* Start Information shown *

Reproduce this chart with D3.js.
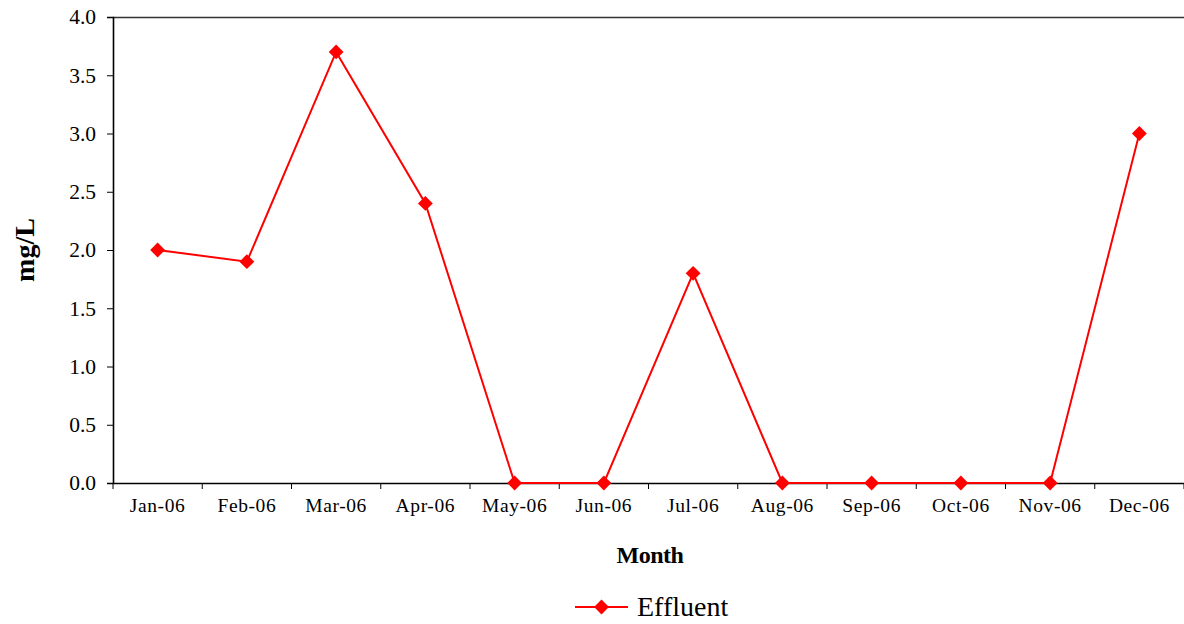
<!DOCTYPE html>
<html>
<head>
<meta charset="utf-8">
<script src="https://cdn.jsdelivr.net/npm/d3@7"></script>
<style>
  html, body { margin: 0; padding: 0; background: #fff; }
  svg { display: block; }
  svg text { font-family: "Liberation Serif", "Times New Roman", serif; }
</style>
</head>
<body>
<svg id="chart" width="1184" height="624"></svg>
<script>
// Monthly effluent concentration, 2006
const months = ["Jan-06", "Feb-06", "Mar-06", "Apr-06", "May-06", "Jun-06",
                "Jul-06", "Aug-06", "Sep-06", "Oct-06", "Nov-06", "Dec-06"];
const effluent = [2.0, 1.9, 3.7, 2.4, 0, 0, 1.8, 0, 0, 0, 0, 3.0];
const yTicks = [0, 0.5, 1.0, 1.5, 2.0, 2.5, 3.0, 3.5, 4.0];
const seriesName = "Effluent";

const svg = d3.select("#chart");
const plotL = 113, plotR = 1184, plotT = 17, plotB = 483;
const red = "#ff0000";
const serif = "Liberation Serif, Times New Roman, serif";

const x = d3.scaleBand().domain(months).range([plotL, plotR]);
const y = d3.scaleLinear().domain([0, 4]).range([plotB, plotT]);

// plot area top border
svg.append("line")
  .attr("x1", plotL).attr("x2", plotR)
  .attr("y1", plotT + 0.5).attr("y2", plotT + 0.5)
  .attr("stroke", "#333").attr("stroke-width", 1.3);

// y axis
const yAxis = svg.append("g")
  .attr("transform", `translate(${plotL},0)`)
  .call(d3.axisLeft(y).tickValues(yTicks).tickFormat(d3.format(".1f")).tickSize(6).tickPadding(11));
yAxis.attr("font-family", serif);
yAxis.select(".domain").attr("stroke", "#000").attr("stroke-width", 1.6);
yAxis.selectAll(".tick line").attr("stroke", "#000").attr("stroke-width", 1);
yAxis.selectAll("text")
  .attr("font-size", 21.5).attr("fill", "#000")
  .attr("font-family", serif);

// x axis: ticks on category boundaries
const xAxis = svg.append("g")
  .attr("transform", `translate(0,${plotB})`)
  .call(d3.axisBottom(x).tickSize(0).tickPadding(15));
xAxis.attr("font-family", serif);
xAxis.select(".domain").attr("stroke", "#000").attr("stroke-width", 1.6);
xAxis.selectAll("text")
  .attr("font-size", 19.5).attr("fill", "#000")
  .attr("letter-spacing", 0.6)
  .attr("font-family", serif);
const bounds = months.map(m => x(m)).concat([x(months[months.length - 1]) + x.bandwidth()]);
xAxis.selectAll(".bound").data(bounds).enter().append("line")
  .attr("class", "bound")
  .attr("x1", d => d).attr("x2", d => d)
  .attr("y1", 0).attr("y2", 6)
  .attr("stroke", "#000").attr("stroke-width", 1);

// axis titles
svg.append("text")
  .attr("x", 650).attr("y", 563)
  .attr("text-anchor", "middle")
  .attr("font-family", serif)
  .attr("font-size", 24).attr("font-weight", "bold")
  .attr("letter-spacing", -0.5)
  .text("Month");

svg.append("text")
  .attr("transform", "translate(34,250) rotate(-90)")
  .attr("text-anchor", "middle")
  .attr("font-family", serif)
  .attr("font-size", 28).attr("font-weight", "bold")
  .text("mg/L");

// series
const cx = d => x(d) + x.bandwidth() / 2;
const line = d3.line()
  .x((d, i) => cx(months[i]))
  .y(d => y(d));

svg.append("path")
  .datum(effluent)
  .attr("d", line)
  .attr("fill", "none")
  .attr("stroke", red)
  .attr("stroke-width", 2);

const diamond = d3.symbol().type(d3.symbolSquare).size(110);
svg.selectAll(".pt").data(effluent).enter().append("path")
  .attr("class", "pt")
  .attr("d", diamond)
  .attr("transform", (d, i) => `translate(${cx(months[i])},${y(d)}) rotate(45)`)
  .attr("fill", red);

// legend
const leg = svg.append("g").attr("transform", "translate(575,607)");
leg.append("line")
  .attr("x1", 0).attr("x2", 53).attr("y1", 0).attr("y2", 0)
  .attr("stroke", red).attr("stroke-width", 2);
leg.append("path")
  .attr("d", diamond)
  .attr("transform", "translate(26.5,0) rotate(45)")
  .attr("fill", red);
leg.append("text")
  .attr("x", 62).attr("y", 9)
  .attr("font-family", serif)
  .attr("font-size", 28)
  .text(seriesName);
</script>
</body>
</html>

* End Information shown *

_To do:_
Up to and including the line containing "const y = d3.scaleLinear().domain([0, 4]).range([plotB, plotT]);", repeat every line from the start of the data, but none of the pictures.

_Solution for this problem:_
Reproduce this chart with D3.js.
<!DOCTYPE html>
<html>
<head>
<meta charset="utf-8">
<script src="https://cdn.jsdelivr.net/npm/d3@7"></script>
<style>
  html, body { margin: 0; padding: 0; background: #fff; }
  svg { display: block; }
  svg text { font-family: "Liberation Serif", "Times New Roman", serif; }
</style>
</head>
<body>
<svg id="chart" width="1184" height="624"></svg>
<script>
// Monthly effluent concentration, 2006
const months = ["Jan-06", "Feb-06", "Mar-06", "Apr-06", "May-06", "Jun-06",
                "Jul-06", "Aug-06", "Sep-06", "Oct-06", "Nov-06", "Dec-06"];
const effluent = [2.0, 1.9, 3.7, 2.4, 0, 0, 1.8, 0, 0, 0, 0, 3.0];
const yTicks = [0, 0.5, 1.0, 1.5, 2.0, 2.5, 3.0, 3.5, 4.0];
const seriesName = "Effluent";

const svg = d3.select("#chart");
const plotL = 113, plotR = 1184, plotT = 17, plotB = 483;
const red = "#ff0000";
const serif = "Liberation Serif, Times New Roman, serif";

const x = d3.scaleBand().domain(months).range([plotL, plotR]);
const y = d3.scaleLinear().domain([0, 4]).range([plotB, plotT]);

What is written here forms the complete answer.